From the listing below, work out how many lines contain "chart". Reply with that number only.
[start GIVEN INFORMATION]
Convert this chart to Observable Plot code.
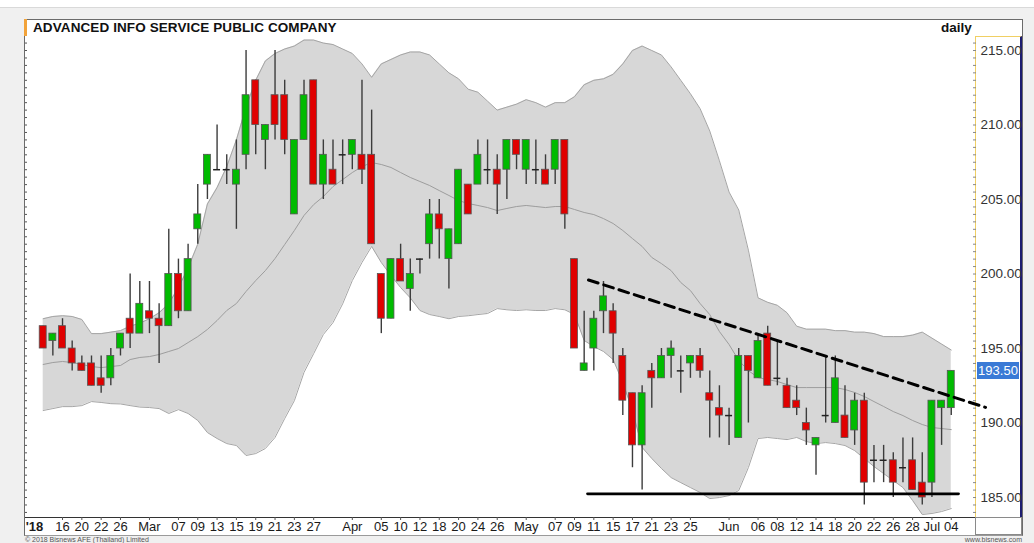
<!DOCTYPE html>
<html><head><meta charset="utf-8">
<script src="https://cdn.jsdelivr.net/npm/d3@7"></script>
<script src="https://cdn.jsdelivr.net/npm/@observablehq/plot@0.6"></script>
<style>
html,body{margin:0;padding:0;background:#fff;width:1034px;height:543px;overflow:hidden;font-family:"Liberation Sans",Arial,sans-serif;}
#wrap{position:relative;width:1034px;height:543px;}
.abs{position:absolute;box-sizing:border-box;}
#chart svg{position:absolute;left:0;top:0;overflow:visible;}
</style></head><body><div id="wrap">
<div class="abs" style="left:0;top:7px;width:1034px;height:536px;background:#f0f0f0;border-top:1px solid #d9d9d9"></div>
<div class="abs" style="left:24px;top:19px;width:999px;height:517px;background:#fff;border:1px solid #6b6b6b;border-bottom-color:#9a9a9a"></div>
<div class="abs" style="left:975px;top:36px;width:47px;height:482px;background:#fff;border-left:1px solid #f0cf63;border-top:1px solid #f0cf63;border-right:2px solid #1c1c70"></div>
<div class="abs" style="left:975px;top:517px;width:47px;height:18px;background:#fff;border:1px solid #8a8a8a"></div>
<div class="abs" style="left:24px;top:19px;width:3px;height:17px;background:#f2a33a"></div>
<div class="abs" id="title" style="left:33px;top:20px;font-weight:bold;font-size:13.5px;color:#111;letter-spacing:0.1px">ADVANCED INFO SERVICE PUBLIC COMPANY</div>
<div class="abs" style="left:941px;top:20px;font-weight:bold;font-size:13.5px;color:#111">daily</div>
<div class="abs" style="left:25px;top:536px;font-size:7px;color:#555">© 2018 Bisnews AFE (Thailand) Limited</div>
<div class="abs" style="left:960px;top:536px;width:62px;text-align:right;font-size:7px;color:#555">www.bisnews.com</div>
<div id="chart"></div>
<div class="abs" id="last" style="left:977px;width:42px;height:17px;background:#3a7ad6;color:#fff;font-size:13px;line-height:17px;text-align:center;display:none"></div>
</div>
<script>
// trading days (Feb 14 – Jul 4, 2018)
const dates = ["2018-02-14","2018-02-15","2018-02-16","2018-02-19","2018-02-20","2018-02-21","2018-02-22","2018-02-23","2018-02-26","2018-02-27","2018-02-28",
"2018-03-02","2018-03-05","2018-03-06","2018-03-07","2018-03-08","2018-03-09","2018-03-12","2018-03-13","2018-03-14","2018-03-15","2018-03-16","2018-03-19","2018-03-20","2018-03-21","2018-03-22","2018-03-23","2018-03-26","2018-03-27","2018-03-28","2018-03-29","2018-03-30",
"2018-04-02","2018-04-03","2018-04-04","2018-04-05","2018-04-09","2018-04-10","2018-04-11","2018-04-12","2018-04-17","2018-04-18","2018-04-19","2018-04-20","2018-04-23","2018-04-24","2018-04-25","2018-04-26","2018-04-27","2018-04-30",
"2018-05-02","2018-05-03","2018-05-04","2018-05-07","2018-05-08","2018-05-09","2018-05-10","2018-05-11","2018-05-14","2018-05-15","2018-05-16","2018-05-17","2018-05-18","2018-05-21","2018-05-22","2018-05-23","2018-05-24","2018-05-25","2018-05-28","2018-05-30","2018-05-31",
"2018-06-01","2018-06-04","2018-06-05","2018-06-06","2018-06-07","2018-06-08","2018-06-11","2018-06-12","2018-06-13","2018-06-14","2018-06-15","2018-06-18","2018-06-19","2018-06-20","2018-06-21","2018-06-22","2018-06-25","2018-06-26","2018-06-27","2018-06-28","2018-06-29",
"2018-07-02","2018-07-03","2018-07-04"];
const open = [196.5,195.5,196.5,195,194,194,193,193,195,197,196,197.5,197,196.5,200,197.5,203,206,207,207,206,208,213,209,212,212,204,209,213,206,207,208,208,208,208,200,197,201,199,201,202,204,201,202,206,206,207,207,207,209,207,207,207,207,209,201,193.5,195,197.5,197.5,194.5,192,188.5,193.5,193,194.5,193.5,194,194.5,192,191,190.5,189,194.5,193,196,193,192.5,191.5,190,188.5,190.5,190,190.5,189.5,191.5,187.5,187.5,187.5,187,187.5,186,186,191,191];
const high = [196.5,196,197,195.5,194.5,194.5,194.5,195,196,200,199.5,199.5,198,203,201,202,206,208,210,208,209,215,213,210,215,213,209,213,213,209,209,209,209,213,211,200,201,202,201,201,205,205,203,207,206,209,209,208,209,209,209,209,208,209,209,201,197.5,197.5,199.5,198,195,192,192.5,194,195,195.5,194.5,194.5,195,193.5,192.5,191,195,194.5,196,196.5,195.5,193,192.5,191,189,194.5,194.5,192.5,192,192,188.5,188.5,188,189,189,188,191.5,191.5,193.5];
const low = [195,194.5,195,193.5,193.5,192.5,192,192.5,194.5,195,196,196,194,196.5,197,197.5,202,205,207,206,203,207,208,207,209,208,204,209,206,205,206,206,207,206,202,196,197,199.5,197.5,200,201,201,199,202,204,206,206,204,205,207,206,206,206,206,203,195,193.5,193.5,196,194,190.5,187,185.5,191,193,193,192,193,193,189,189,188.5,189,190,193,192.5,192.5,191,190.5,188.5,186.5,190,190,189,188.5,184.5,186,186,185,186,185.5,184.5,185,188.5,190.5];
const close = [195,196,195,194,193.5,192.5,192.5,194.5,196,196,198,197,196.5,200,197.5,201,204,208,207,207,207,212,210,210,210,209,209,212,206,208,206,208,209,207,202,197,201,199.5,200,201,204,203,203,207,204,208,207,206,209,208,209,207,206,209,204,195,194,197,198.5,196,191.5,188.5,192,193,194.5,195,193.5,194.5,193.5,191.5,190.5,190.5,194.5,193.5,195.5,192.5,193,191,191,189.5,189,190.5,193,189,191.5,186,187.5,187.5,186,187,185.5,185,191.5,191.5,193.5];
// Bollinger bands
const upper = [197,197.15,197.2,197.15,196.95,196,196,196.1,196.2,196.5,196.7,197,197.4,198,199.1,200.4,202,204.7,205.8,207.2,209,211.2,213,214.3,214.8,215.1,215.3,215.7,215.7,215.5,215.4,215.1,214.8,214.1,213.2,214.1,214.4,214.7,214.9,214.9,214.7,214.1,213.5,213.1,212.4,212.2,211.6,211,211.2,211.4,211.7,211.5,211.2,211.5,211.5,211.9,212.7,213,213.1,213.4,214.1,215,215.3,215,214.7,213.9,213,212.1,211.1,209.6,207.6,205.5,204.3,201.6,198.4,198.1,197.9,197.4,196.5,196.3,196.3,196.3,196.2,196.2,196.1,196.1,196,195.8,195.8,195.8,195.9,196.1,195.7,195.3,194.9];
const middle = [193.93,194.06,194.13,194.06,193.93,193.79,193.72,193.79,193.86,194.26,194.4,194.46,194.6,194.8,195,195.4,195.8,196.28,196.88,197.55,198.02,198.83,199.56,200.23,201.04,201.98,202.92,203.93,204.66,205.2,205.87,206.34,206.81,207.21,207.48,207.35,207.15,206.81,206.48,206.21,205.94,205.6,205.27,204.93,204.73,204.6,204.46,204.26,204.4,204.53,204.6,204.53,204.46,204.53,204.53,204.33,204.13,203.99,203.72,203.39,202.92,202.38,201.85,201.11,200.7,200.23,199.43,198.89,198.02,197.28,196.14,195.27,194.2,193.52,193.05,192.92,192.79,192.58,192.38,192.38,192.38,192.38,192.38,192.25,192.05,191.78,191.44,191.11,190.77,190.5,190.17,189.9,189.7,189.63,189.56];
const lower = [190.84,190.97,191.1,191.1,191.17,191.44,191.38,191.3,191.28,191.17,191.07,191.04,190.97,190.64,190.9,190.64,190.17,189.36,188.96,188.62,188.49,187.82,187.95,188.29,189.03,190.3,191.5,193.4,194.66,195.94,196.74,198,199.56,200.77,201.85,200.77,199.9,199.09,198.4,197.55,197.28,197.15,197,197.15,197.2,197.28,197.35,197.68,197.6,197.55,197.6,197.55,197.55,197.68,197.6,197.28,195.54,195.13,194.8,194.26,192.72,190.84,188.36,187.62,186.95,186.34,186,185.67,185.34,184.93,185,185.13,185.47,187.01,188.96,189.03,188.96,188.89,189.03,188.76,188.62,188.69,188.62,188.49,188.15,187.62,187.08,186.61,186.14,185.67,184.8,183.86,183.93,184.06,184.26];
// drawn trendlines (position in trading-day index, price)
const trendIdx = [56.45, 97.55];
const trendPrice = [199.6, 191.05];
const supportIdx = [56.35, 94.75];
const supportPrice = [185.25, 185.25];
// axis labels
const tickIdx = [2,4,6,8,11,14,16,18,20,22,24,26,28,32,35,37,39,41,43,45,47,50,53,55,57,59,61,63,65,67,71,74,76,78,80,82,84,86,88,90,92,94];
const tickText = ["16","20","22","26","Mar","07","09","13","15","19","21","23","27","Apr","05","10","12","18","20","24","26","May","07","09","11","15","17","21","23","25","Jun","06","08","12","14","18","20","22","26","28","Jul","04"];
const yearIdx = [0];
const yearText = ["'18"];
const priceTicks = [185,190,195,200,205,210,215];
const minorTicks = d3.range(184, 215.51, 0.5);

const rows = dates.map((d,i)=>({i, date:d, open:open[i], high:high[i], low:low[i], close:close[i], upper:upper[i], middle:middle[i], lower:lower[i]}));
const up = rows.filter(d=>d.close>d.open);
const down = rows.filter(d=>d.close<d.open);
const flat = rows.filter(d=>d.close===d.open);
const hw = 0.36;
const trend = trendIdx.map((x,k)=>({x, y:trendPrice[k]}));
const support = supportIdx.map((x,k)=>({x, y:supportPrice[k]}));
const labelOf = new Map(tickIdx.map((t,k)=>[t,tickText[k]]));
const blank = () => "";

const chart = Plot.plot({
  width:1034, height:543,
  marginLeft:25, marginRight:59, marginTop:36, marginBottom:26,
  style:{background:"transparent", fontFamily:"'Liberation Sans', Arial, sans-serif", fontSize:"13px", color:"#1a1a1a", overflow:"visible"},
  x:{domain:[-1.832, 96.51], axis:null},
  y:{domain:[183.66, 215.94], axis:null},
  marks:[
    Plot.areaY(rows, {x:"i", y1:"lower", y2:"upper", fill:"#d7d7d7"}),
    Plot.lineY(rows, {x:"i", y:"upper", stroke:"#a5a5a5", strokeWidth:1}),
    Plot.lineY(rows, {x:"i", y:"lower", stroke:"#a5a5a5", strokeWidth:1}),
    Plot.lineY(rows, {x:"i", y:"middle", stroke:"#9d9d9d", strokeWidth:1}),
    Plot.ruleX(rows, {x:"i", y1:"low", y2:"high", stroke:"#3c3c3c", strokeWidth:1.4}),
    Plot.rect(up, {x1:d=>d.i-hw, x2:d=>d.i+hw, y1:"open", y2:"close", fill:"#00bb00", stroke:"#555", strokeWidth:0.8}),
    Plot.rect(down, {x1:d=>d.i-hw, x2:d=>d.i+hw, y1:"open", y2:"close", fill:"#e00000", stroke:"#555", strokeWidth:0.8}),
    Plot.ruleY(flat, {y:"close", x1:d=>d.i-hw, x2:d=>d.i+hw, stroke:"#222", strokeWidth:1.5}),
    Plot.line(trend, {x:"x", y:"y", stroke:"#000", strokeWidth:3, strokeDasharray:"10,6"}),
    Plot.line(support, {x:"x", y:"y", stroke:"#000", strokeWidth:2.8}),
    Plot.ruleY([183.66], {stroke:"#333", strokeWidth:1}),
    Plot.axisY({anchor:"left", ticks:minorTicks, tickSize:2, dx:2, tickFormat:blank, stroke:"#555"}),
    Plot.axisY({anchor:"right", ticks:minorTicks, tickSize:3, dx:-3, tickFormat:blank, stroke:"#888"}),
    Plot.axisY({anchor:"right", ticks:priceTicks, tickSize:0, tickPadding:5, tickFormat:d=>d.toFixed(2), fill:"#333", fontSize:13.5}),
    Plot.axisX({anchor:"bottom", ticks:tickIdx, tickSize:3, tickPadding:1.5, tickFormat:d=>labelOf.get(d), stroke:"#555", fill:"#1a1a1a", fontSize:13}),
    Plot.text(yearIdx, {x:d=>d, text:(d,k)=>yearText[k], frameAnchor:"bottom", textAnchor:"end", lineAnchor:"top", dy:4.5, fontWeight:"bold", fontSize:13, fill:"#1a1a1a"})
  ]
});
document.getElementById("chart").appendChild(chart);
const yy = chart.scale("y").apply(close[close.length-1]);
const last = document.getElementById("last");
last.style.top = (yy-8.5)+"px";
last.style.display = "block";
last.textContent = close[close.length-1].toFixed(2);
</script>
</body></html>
[end GIVEN INFORMATION]
RESPONSE TO THIS TASK
6